After the war men stopped reading Esquire magazine because they didn't want pinups on their coffee table, Esquire's new editor, Clay Felker, said yesterday.

He was talking about World War II and the last time Esquire magazine had to be remodeled, but he might just as well have been discussing the war of the sexes and the newest remake of Esquire, which goes on sale Feb. 14.

The new, improved Esquire, Felker told the Advertising Club of Metropolitan Washington, "will appeal to the interests of sophisticated men."

Although Esquire invented the pinup, sophisticated men aren't interested in gynocology. He said their main concern is the male role. "Esquire will examine that on a continuous and we hope intelligent basis."

There's been a lot of writing about how hard it is to be a woman these days, but not enough about how tough it is to be a man said Felker. "Men still have to go out and make it in the world."

Felker's Esquire will make life better for men, he promised, but will use a lot of the "service pieces" that have proven successful for women's magazines. There are columns and features on investing, job compensation, job finding, fashion, travel and interior decorating in the prototype of the first issue.

Meant to show potential advertisers what the new version will look like, the prototype issue is the first mock up or practice version that Felker has produced in a career in the magazine business. Usually its direct from the idea to the newstand, he said, admitting "I have never yet put out a good first issue of a magazine I started.

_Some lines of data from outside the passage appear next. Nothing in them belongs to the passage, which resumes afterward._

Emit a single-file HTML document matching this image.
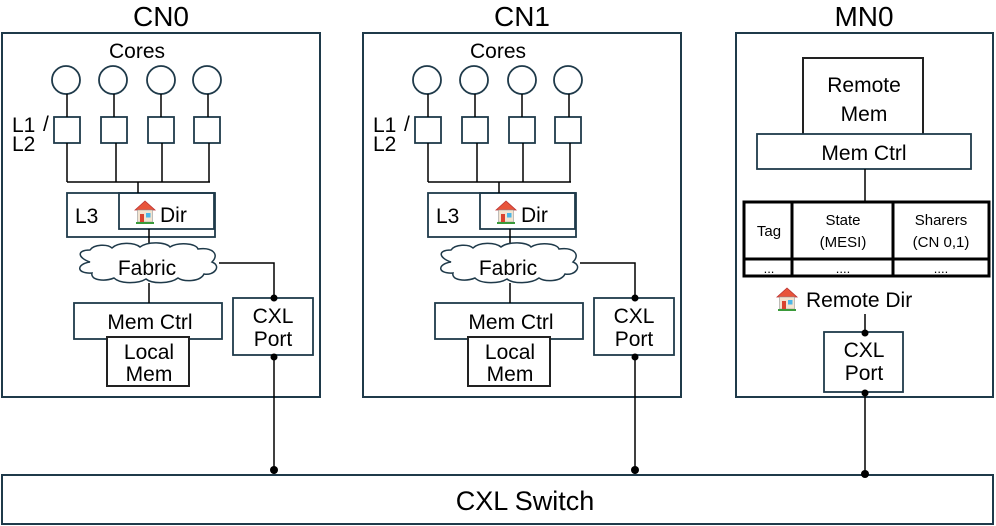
<!DOCTYPE html>
<html><head><meta charset="utf-8"><style>
html,body{margin:0;padding:0;background:#fff;}
svg{display:block;font-family:"Liberation Sans",sans-serif;}
</style></head><body>
<svg width="996" height="526" viewBox="0 0 996 526" xmlns="http://www.w3.org/2000/svg">
<defs>
<g id="house">
  <polygon points="0,9 10,0 20,9" fill="#e8553b" stroke="#b33" stroke-width="0.8"/>
  <rect x="2.5" y="9" width="15" height="12" fill="#f3e4d0" stroke="#999" stroke-width="0.6"/>
  <rect x="5" y="13" width="4" height="8" fill="#d9432e"/>
  <rect x="11" y="12" width="4.5" height="4.5" fill="#4ab6e8"/>
  <rect x="1" y="21" width="18" height="2" fill="#3a9a3a"/>
</g>
<g id="cn">
  <rect x="2" y="33" width="318" height="364" fill="none" stroke="#1f3a4a" stroke-width="2"/>
  <text x="137" y="58" font-size="21" text-anchor="middle">Cores</text>
  <g fill="none" stroke="#1f3a4a" stroke-width="1.8">
    <circle cx="66" cy="80" r="14"/><circle cx="113" cy="80" r="14"/><circle cx="161" cy="80" r="14"/><circle cx="207" cy="80" r="14"/>
    <rect x="54" y="117" width="26" height="26"/><rect x="101" y="117" width="26" height="26"/><rect x="148" y="117" width="26" height="26"/><rect x="194" y="117" width="26" height="26"/>
    <rect x="67" y="193" width="148" height="44"/>
    <rect x="119" y="193" width="95" height="36"/>
    <rect x="74" y="303" width="148" height="36"/>
    <rect x="233" y="298" width="80" height="57"/>
  </g>
  <rect x="107" y="337" width="82" height="49" fill="#fff" stroke="#222" stroke-width="2"/>
  <g stroke="#000" stroke-width="1.5" fill="none">
    <path d="M67 94V117M114 94V117M161 94V117M208 94V117"/>
    <path d="M67 143V182M116 143V182M162 143V182M209 143V182M67 182H210M138 182V193"/>
    <path d="M149 229V252M149 283V303M219 263H274V298M274 357V474"/>
  </g>
  <path d="M90 262 C78 258 76 250 90 250 C94 244 108 244 112 248 C118 242 134 242 140 247 C148 241 166 242 170 247 C178 242 196 243 198 249 C212 247 220 254 212 262 C222 266 214 276 204 274 C200 282 184 282 178 278 C170 284 152 284 146 279 C138 284 120 284 114 278 C104 282 90 280 92 273 C76 274 76 264 90 262Z" fill="#fff" stroke="#1f3a4a" stroke-width="1.5"/>
  <text x="147" y="275" font-size="21" text-anchor="middle">Fabric</text>
  <text x="75" y="223" font-size="21">L3</text>
  <use href="#house" x="135" y="201"/>
  <text x="160" y="222" font-size="21">Dir</text>
  <text x="12" y="132" font-size="21">L1</text>
  <text x="12" y="151" font-size="21">L2</text>
  <text x="43" y="131" font-size="21">/</text>
  <text x="150" y="329" font-size="21" text-anchor="middle">Mem Ctrl</text>
  <text x="149" y="359" font-size="21" text-anchor="middle">Local</text>
  <text x="149" y="381" font-size="21" text-anchor="middle">Mem</text>
  <text x="273" y="323" font-size="21" text-anchor="middle">CXL</text>
  <text x="273" y="346" font-size="21" text-anchor="middle">Port</text>
  <circle cx="274" cy="298" r="3.5"/><circle cx="274" cy="357" r="3.5"/><circle cx="274" cy="470" r="4"/>
</g>
</defs>
<text x="161" y="26" font-size="28" text-anchor="middle">CN0</text>
<text x="522" y="26" font-size="28" text-anchor="middle">CN1</text>
<text x="864" y="26" font-size="28" text-anchor="middle">MN0</text>
<use href="#cn"/>
<use href="#cn" x="361"/>
<!-- MN0 -->
<rect x="736" y="33" width="257" height="364" fill="none" stroke="#1f3a4a" stroke-width="2"/>
<rect x="803" y="58" width="120" height="80" fill="#fff" stroke="#222" stroke-width="2"/>
<text x="864" y="92" font-size="21" text-anchor="middle">Remote</text>
<text x="864" y="121" font-size="21" text-anchor="middle">Mem</text>
<rect x="757" y="134" width="214" height="35" fill="#fff" stroke="#1f3a4a" stroke-width="1.8"/>
<text x="864" y="160" font-size="21" text-anchor="middle">Mem Ctrl</text>
<path d="M865 169V202M865 314V333M865 393V474" stroke="#000" stroke-width="1.5"/>
<g fill="none" stroke="#000" stroke-width="3">
  <rect x="744" y="202" width="245" height="74"/>
  <path d="M792 202V276M893 202V276M744 259H989"/>
</g>
<text x="769" y="236" font-size="15" text-anchor="middle">Tag</text>
<text x="843" y="225" font-size="15" text-anchor="middle">State</text>
<text x="843" y="247" font-size="15" text-anchor="middle">(MESI)</text>
<text x="941" y="225" font-size="15" text-anchor="middle">Sharers</text>
<text x="941" y="247" font-size="15" text-anchor="middle">(CN 0,1)</text>
<text x="769" y="273" font-size="13" text-anchor="middle">...</text>
<text x="843" y="273" font-size="13" text-anchor="middle">....</text>
<text x="941" y="273" font-size="13" text-anchor="middle">....</text>
<use href="#house" x="777" y="288"/>
<text x="806" y="307" font-size="21">Remote Dir</text>
<rect x="824" y="332" width="79" height="60" fill="#fff" stroke="#1f3a4a" stroke-width="1.8"/>
<text x="864" y="357" font-size="21" text-anchor="middle">CXL</text>
<text x="864" y="380" font-size="21" text-anchor="middle">Port</text>
<circle cx="865" cy="333" r="3.5"/><circle cx="865" cy="393" r="3.5"/>
<!-- switch -->
<rect x="2" y="475" width="991" height="49" fill="none" stroke="#1f3a4a" stroke-width="2"/>
<text x="525" y="510" font-size="27" text-anchor="middle">CXL Switch</text>
<circle cx="865" cy="474" r="4"/>
</svg>
</body></html>
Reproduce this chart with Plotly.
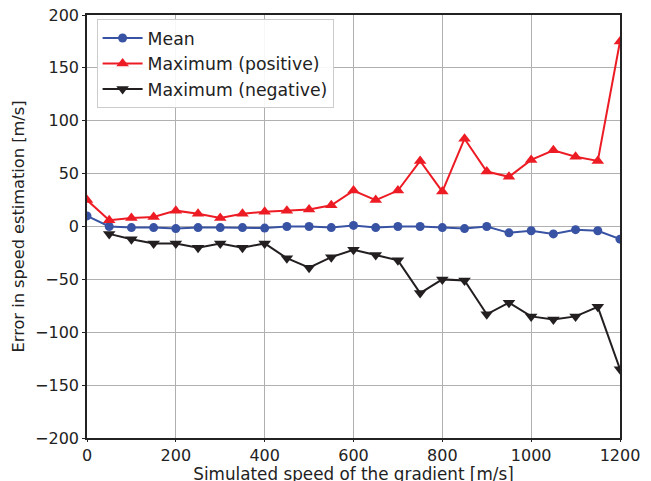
import plotly.graph_objects as go

speed = [0, 50, 100, 150, 200, 250, 300, 350, 400, 450, 500, 550, 600,
         650, 700, 750, 800, 850, 900, 950, 1000, 1050, 1100, 1150, 1200]

mean_err = [10, 0, -1, -1, -2, -1, -1, -1, -1.5, 0, 0, -1, 1,
            -1, 0, 0, -1, -2, 0, -6, -4, -7, -3, -4, -12]

max_pos = [25, 6, 8, 9, 15, 12, 8, 12, 14, 15, 16, 20, 34,
           25, 34, 62, 33, 83, 52, 47, 63, 72, 66, 62, 175]

speed_neg = speed[1:]
max_neg = [-7, -12, -16, -16, -20, -16, -20, -16, -30, -39, -29, -22,
           -27, -32, -63, -50, -51, -83, -72, -85, -88, -85, -76, -135]

font = "DejaVu Sans"
ink = "#222222"

fig = go.Figure()

fig.add_trace(go.Scatter(
    x=speed, y=mean_err, name="Mean", mode="lines+markers",
    line=dict(color="#3953a4", width=2),
    marker=dict(symbol="circle", size=9, color="#3953a4"),
))
fig.add_trace(go.Scatter(
    x=speed, y=max_pos, name="Maximum (positive)", mode="lines+markers",
    line=dict(color="#ed1c24", width=2),
    marker=dict(symbol="triangle-up", size=11, color="#ed1c24"),
))
fig.add_trace(go.Scatter(
    x=speed_neg, y=max_neg, name="Maximum (negative)", mode="lines+markers",
    line=dict(color="#231f20", width=2),
    marker=dict(symbol="triangle-down", size=11, color="#231f20"),
))

axis_common = dict(
    showgrid=True, gridcolor="#b0b0b0", gridwidth=1,
    showline=True, linecolor=ink, linewidth=1.5, mirror=True,
    ticks="outside", tickcolor=ink,
    tickfont=dict(family=font, size=16, color=ink),
    zeroline=False, automargin=False, ticklabeloverflow="allow",
)

fig.update_xaxes(
    range=[0, 1200], dtick=200, ticklen=2,
    title=dict(text="Simulated speed of the gradient [m/s]",
               font=dict(family=font, size=16.8, color=ink), standoff=18),
    **axis_common,
)
fig.update_yaxes(
    range=[-200, 200], dtick=50, ticklen=3,
    title=dict(text="Error in speed estimation [m/s]",
               font=dict(family=font, size=16.2, color=ink), standoff=6),
    **axis_common,
)

# page body adds an 8px offset; title is held inside the bottom margin
fig.update_layout(
    width=643, height=476,
    margin=dict(l=79, r=31, t=7, b=46),
    paper_bgcolor="white", plot_bgcolor="white",
    font=dict(family=font, size=16, color=ink),
    legend=dict(
        x=0.018, y=0.99, xanchor="left", yanchor="top",
        bgcolor="rgba(255,255,255,0.9)", bordercolor="#cccccc", borderwidth=1,
        font=dict(family=font, size=17.3, color=ink),
        itemwidth=40,
    ),
)

fig.write_html("out.html")
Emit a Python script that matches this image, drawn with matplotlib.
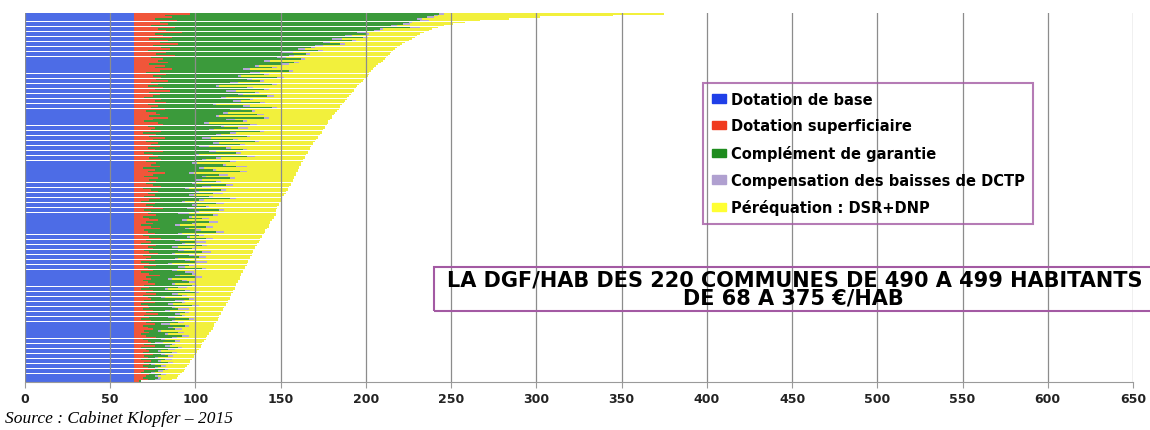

Esquire was redesigned by Milton Glaser, design director, and the graphics genious of Felker's previous publications, New York Magazine and New West.

When New York Magazine company, publisher of those two and the (Greenwich) Village Voice was sold to Australian publisher Rupert Murdoch last year, Felker Glazer and other investors bought Esquire.

Esquire Inc., which sold the magazine, reported yesterday its net income increased from $1.6 to $2.6 million for the nine months just ended, and earnings would have gone higher without the drain from the unprofitable magazine.

Losses during the four months before the magazine was sold to Felker trimmed Esquire Inc. earnings per share from about $1.15, the company said. Esquire Inc. still publishes Gentlement's Quarterly, makes lighting fixtures and produces educational materials.

Although the magazine was not profitable, it has a circulation of about 1 million and its advertising sales were up 32 per cent in the past year, Felker noted.

His efforts to make it profitable will combine a new design and new content with major changes in advertising and circulation and a switch to twice a month publishing.

The first fortnightly Esquire will be dated March 1, and will go on sale the second Tuesday of February, and every other Tuesday after that.

Esquire plans to reduce its circulation from about 1 million to about 85,000. Subscribers are not being cut off; the reduction is expected to come by attrition as buyers who got bargain subscriptions fail to renew at considerably higher rates.

Annual subscription prices have been raised from $9 a year to $16. The cover price has not yet been set, but will probably be $1.25 or $1.50, depending on the results of test marketings.

Circulation is expected to average 850,000 a month during 1978, a spokesman said, but advertising sales are being based on a 650,000 total. vertising rates from $15,000 for a color page to $13,400.

If the circulation drifts downward as planned, Esquire's cost per thousand readers will increase, reflecting the higher quality readship, said an Esquire adman.

"We'll probably lose some blue collar brands" from the advertisers, he added, hoping to replace them with advertisers geared to what the prototype calls the "new, searching pacesetting man. . . who makes over $20,000 a year."

The switch to fortnightly publication will cut the lead time for advertisers from three months to three weeks and will move the editorial deadline up to a week before the magazine goes on sale.

This is the second time Felker has been involved in remaking Esquire. He worked for the magazine's founder, Arnold Gingrich in the early 1950's when the magazine abandoned the pinups that made it popular during the war.

Originally the magazine's strength was its writers -- Hemingway, Steinbeck. Then in the days before soft core porn, its appeal grew more macho, finally switching to what Felker called a "cynical, wise guy approach."

"It got away from being a men's magazine" he said, but will go back to being a different one, for different men, adopting to new male roles, said Felker. "It isn't true that a magazine has to die just because times change."